Маркс, говоря о золотом детстве человечества, замечает: мужчина не может стать ребенком, но его радует наивность ребенка, и он стремится к тому, чтобы на более высоких ступенях развития воспроизводить собственную сущность, то есть воскрешать в себе все время детство. Это мысль великого гуманиста. И действительно, детство никогда не умирало ни в Моцарте, ни в Пушкине, ни в Рафаэле…
А вот второе высказывание: «Возьмем отдельную человеческую жизнь; то, что теряет юноша, оставляя детство, так невосполнимо, что он должен был бы желать после этой утраты расстаться с жизнью, как с чем-то обесцененным». Это мысль Ницше. Он имеет в виду античность и позднейшие стадии развития европейского духа. По-человечески Ницше можно понять: не любя отдельную личность, мы иногда успокаиваем себя тем, что в детстве и она была хороша. Ницше не любил современное ему человечество. Но вот что любопытно: утешительно-возвышенные мысли о детстве без любви к сегодняшнему взрослому человеку и веры в его будущее, – и это самое детство рисуют театрально, избыточно-романтично, малоправдоподобно. Ибо детство – живое, подлинное, реально прекрасное – можно увидеть лишь в том, кого любишь в любом возрасте.

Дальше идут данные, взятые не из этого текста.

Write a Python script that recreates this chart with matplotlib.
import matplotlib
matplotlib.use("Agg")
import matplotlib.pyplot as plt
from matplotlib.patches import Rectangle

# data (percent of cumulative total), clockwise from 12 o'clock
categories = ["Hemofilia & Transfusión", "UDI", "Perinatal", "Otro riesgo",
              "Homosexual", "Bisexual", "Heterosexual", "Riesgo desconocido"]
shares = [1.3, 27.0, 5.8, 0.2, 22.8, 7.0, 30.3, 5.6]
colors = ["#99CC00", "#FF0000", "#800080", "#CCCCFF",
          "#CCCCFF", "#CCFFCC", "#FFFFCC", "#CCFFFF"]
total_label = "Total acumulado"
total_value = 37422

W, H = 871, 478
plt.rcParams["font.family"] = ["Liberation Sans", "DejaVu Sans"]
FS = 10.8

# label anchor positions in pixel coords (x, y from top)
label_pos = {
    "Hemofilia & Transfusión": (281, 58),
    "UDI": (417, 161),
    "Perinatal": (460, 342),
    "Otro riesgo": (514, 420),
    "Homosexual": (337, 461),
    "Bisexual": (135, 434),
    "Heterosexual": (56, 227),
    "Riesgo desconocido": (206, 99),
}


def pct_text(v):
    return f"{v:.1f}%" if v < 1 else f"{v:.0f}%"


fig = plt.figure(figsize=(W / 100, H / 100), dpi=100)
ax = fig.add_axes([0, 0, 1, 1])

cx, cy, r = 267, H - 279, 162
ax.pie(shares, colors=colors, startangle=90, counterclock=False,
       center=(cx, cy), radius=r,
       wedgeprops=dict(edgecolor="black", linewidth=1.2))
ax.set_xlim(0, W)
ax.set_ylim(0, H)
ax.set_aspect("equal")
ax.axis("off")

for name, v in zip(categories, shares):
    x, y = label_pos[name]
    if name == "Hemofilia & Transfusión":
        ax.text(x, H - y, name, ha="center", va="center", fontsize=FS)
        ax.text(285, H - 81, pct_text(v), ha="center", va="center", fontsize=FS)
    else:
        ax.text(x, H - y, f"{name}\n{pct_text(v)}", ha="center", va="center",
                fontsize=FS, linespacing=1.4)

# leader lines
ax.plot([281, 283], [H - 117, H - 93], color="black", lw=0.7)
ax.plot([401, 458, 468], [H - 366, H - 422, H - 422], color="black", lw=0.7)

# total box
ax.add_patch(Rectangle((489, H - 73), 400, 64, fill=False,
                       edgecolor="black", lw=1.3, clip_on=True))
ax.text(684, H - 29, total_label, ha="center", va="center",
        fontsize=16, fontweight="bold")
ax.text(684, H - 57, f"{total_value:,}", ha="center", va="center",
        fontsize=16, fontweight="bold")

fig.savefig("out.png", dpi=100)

Мне не хочется уходить из античных залов, хотя я и понимаю, что, в сущности, не уйду отсюда никогда после того, что передумал в них, перечувствовал. Но ждут нас новые залы, новые возрасты человечества. Пора, пора! И вот – дадим волю фантазии – нам разрешили избрать в сонме античных богов и героев для дальнейшего путешествия сквозь века самых милых сердцу, самых умелых в опасном странствовании. Велик, разнообразен выбор. Афина, Артемида, Аполлон, Гефест, Персей, Геракл – кого же избрать? Любому из них подвластны и стихии, и искусства, и ремесла. Но мы, помня о Ниобее, отстраним Аполлона и Артемиду за то, что они убивали детей, и, помня о дочерях Миния, обращенных в мышей, отклоним Диониса и, помня об участи Арахны, ставшей пауком, откажемся от Афины…
Мы выберем самых некрасивых и неименитых дочерей Зевса – их бытие остается тайной античного духа. Это – Литаи: хромые, еле двигающиеся, косоглазые, они шли за богиней безумия Ате, заставлявшей людей совершать дикое, безрассудное, непоправимое, и исцеляли от помешательства, утешали, творили добро. Они – родные сестры Сократа, обреченные на забвение, как он обречен был на чашу цикуты. Как удалось им, уродливым, родиться в мире, где царил культ чувственно воспринимаемой красоты? Но ведь родился же в нем и Сократ с его культом разума и добра.
Мы возьмем с собой их, самых умелых и самых нужных: чересчур часто богиня Ате посещала в последующие века человечество.
Бедные, милые Литаи – инквизиторы увидят в них потом ведьм и колдуний, и они станут живыми кострами. Но через века – воскреснут в сегодняшней некрасивой девочке, которую увидел в большом московском дворе поэт Николай Заболоцкий. Строками его стихотворения, посвященного ей, этой некрасивой девочке, я и хочу закончить это письмо: «…что такое красота, и почему ее благословляют люди? Сосуд она, в котором пустота, или огонь, мерцающий в сосуде?»